ESPHome not suited for mission critical applications?

I have been looking into using ESPHome with Sonoff devices and controlling a heating element that I would consider mission critical. ESPHome looks to be a good option since you can run the automation on the device itself instead of relying on Home Assistant and a Wifi connection. However after reading the docs and specially about the “reboot_timeout” parameter for the WiFi component, it is stated there: “note that the low level IP stack currently seems to have issues with WiFi where a full reboot is required to get the interface back working”.

This doesn’t give me much confidence in the system. If a reboot happens at the same time as a automation should run doesn’t that mean that the automation will be cancelled?

And surely if this is a very known bug then it should be easy to find and fix?

Get to it then!

If you design an HA automation correctly, it shouldn’t face that issue.

And what is the correct way to design HA automation that has reliability?

I run esphome on mission critical devices for past 2 years. Never had an issue.

I sure would like to but I don’t have any Arduino hardware and it would probably take me a month to learn the ins and outs of Arduino and ESPHome programming before I could start to debug this bug, and I just don’t have that time available just to get a working scheduling system. I would probably just look into other HA systems and some other hardware instead.

But you want someone else to do it for you?

Well everything that relies on auto generated code is definitely not suited for critical stuff, if you want more precise and optimal stuff you should code it yourself.

It is definitely suited for the usual diyer that was usually spending days/weeks of coding to get simple things done vs 5 minutes nowadays thanks to Esphome.

Check if the state is unavailable, and if it is, wait until it has finished rebooting.

Yes I have a number of lights and fans that it should work very well for and are not important if something stops once in a while. I am not trying to be disrespectful here, I fully understand this is an open source project and it is what it is. I am just trying to understand how others have dealt with things like these before, especially since I don’t see anything like retrial counter or system failure notifications in automations so I am just curious how people are handling situation like those.

Yes although if this is called from HA it depends on the wireless connection working and there is also a possible race condition if you happen to check a microsecond just before the reboot.

@kristjanbjarni do you have solid wifi? because this only matters if you don’t.
if you do, set the time out to 0 and never worry about it again.
if you don’t have solid wifi, then you should address that before you try to craft a “mission critical” project that is dependent on wifi. would also suggest if it’s a critical application, that you set up a monitor for the device in case it does go offline unexpectedly for a period of time.

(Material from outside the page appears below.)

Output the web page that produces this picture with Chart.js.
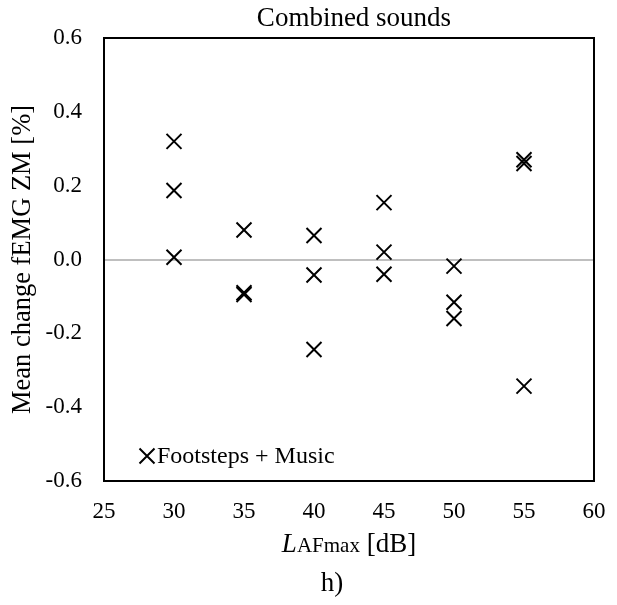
<!DOCTYPE html>
<html>
<head>
<meta charset="utf-8">
<script src="https://cdn.jsdelivr.net/npm/chart.js@4"></script>
<style>
  html, body { margin: 0; padding: 0; background: #fff; }
  #wrap { width: 617px; height: 605px; }
</style>
</head>
<body>
<div id="wrap"><canvas id="chart" width="617" height="605"></canvas></div>
<script>
// sound level LAFmax [dB] for each point
const levels = [30, 30, 30, 35, 35, 35, 40, 40, 40, 45, 45, 45, 50, 50, 50, 55, 55, 55];
// mean change fEMG ZM [%]
const meanChange = [0.32, 0.187, 0.006, 0.08, -0.09, -0.095, 0.065, -0.042, -0.244,
  0.154, 0.02, -0.04, -0.018, -0.116, -0.16, 0.27, 0.26, -0.343];
const xTicks = [25, 30, 35, 40, 45, 50, 55, 60];
const yTicks = [-0.6, -0.4, -0.2, 0.0, 0.2, 0.4, 0.6];
const seriesName = 'Footsteps + Music';

const serif = '"Liberation Serif", "Times New Roman", serif';

const points = levels.map((x, i) => ({ x: x, y: meanChange[i] }));

const textPlugin = {
  id: 'textPlugin',
  afterDraw(chart) {
    const ctx = chart.ctx;
    const a = chart.chartArea;
    const mid = (a.left + a.right) / 2;
    ctx.save();
    // frame
    ctx.strokeStyle = '#000';
    ctx.lineWidth = 2;
    ctx.strokeRect(a.left, a.top, a.right - a.left, a.bottom - a.top);

    ctx.fillStyle = '#000';
    ctx.textBaseline = 'middle';

    // title
    ctx.font = '27px ' + serif;
    ctx.textAlign = 'center';
    ctx.fillText('Combined sounds', mid + 5, 19);

    // x axis title: L (italic) + AFmax (small) + [dB]
    const p1 = 'L', p2 = 'AFmax', p3 = ' [dB]';
    ctx.font = 'italic 27px ' + serif;
    const w1 = ctx.measureText(p1).width;
    ctx.font = '21px ' + serif;
    const w2 = ctx.measureText(p2).width;
    ctx.font = '27px ' + serif;
    const w3 = ctx.measureText(p3).width;
    let x = mid - (w1 + w2 + w3) / 2;
    const base = 552;
    ctx.textAlign = 'left';
    ctx.textBaseline = 'alphabetic';
    ctx.font = 'italic 27px ' + serif;
    ctx.fillText(p1, x, base);
    x += w1;
    ctx.font = '21px ' + serif;
    ctx.fillText(p2, x, base);
    x += w2;
    ctx.font = '27px ' + serif;
    ctx.fillText(p3, x, base);

    // panel label
    ctx.textAlign = 'center';
    ctx.textBaseline = 'middle';
    ctx.fillText('h)', mid - 17, 584);

    // legend inside plot
    const lx = 147, ly = 456;
    ctx.lineWidth = 2;
    ctx.beginPath();
    ctx.moveTo(lx - 7.5, ly - 7.5);
    ctx.lineTo(lx + 7.5, ly + 7.5);
    ctx.moveTo(lx + 7.5, ly - 7.5);
    ctx.lineTo(lx - 7.5, ly + 7.5);
    ctx.stroke();
    ctx.textAlign = 'left';
    ctx.font = '24px ' + serif;
    ctx.fillText(seriesName, lx + 10, ly + 1);
    ctx.restore();
  }
};

new Chart(document.getElementById('chart'), {
  type: 'scatter',
  data: {
    datasets: [{
      label: seriesName,
      data: points,
      pointStyle: 'crossRot',
      pointRadius: 10.6,
      pointHoverRadius: 10.6,
      borderColor: '#000',
      backgroundColor: '#000',
      borderWidth: 2,
      pointBorderWidth: 2
    }]
  },
  options: {
    responsive: false,
    animation: false,
    events: [],
    layout: { padding: { top: 38, right: 23, bottom: 0, left: 0 } },
    plugins: {
      legend: { display: false },
      tooltip: { enabled: false },
      title: { display: false }
    },
    scales: {
      x: {
        type: 'linear',
        min: 25,
        max: 60,
        afterBuildTicks: (scale) => { scale.ticks = xTicks.map(v => ({ value: v })); },
        afterFit: (scale) => {
          scale.height = 124;
          scale.paddingLeft = 0;
          scale.paddingRight = 0;
        },
        grid: { display: false, drawTicks: false },
        border: { display: false },
        ticks: {
          color: '#000',
          padding: 17,
          maxRotation: 0,
          font: { family: serif, size: 23 },
          callback: (v) => String(v)
        }
      },
      y: {
        min: -0.6,
        max: 0.6,
        afterBuildTicks: (scale) => { scale.ticks = yTicks.map(v => ({ value: v })); },
        afterFit: (scale) => {
          scale.width = 104;
          scale.paddingTop = 0;
          scale.paddingBottom = 0;
        },
        grid: {
          drawTicks: false,
          lineWidth: 2,
          color: (c) => (c.tick && Math.abs(c.tick.value) < 1e-9 ? '#bfbfbf' : 'rgba(0,0,0,0)')
        },
        border: { display: false },
        title: {
          display: true,
          text: 'Mean change fEMG ZM [%]',
          color: '#000',
          padding: { top: 7, bottom: 0 },
          font: { family: serif, size: 26.5 }
        },
        ticks: {
          color: '#000',
          padding: 22,
          font: { family: serif, size: 23 },
          callback: (v) => Number(v).toFixed(1)
        }
      }
    }
  },
  plugins: [textPlugin]
});
</script>
</body>
</html>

Use wired if it is that critical.

1 Like

Do you need “real time” control of the heating element; that is, with bounded delays in the control loop? Can your system survive a few seconds of interruption, where the heating element is turned off (or left turned on) when it should be in the other state? If you can quantify these sorts of bounds and can live with a few seconds of interruption, you might be OK.

Of course, if the WiFi network fails (or the wired network), or Home Assistant crashes, or the host fails… lots of failure modes to consider. If this is a safety issue if the heater is left on too long, you probably want to include some strictly electrical mechanism if the software control fails. Minimally, a thermal fuse that interrupts power to the heater. Maybe some watchdog timer that drops the relay controlling the heating element if it’s been energized too long.

I wouldn’t think of this as an ESPHome problem; in my experience, Home Assistant will have a longer interruption when it restarts than ESPHome and you’ll want some mechanism to deal with that, as well. Or just more generally in the face of a variety of system faults.

This comment has been in the esphome docs for a long time. I am unsure whther it is still true.

This is actually a heating wire element for a water pipe that is outside to make sure that it doesn’t freeze solid when it’s cold. So what I was thinking about was to have it to be automated with outside temperature sensor. This doesn’t need to be in real time there would just be a cutoff temperature for on and off and a 10 to 30 minute delay should not be a big deal, but what is critical is that it must turn on when it’s freezing otherwise there is a chance of the pipe bursting and needing to be replaced.

What I will probably end up doing is to have a switch with a temperature sensor that will handle this, and with a default state of on when rebooting and then to have a monitor in HA to monitor the switch and notify if there is a disrepency.

You could still do it with Esphome and make it completely independent from HA automations, set reboot_timeout to 0 so it never reboots when wifi is lost, and add a temperature sensor to your device so it does turn on/off based on the temperature reading.

api:
  password: !secret api_passwd
  reboot_timeout: 0s

OR, a use the good old method of protecting outside plumbing, leave the tap slightly open at the end of the pipe so it makes drops every few seconds so the water doesn’t have time to freeze completely.

1 Like

I’m not sure if anyone has mentioned this, but you could disable the rebooting.
(Wow our replies happened at the same time)

1 Like

Simply have an automation that notifies you if the node is offline for x minutes.